Fire marshals generally work for fire departments of local governments, though they may also be employed by other organizations, such as universities and corporations. Those who work for cities usually report to fire chiefs and must ensure that their organizations comply with local, state, and federal safety and environmental regulations. They may also serve as liaisons between their employers and local fire departments.
Fire marshals’ duties vary depending on the size of their fire station. They manage regulatory programs related to fire prevention and emergency preparedness and also enforce fire codes and investigate causes and origins of fires. Depending on the employer, some fire marshals may be sworn law enforcement officers, and employers often require that candidates were experienced firefighters in the past, as many fire marshals have been regular firefighters who were promoted from within.

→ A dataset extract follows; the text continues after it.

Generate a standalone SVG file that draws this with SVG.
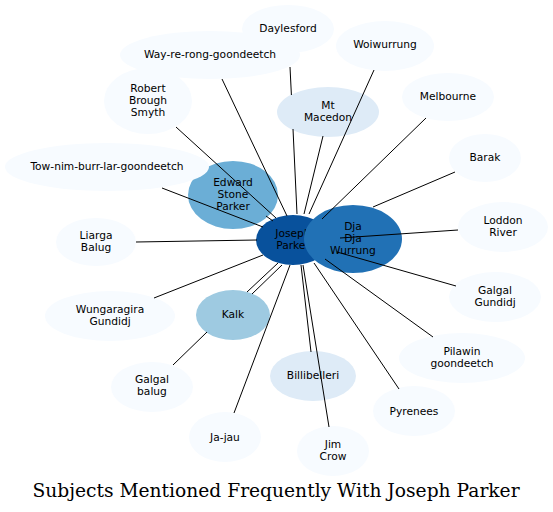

Those in this position may need to attend various community events on behalf of their fire chief or employer and make presentations to inform the public of various fire dangers and causes. They also provide and attend fire department training regularly and must know how to perform CPR and other life-saving skills.
Employers may prefer candidates who have a bachelor's degree, but prior work experience and mental and physical fitness are essential for any fire marshal. Those in this position must also stay up-to-date with a variety of techniques and technology relevant to firefighting, as well as new fire codes, and excellent leadership, communication, and public relations skills are also important.
Fire Marshal Tasks
Conduct regular life safety inspections of community property, buildings and facilities.
Conduct investigation of all fire incidents. Determine the cause and origin of fires.
Maintain and enforce adherence to corporate Safety and Training policies.
Act as liaison to local fire departments, police departments, EMS, other agencies.
Review plans for fire and life safety code compliance and conduct associated acceptance testing of fire life safety systems.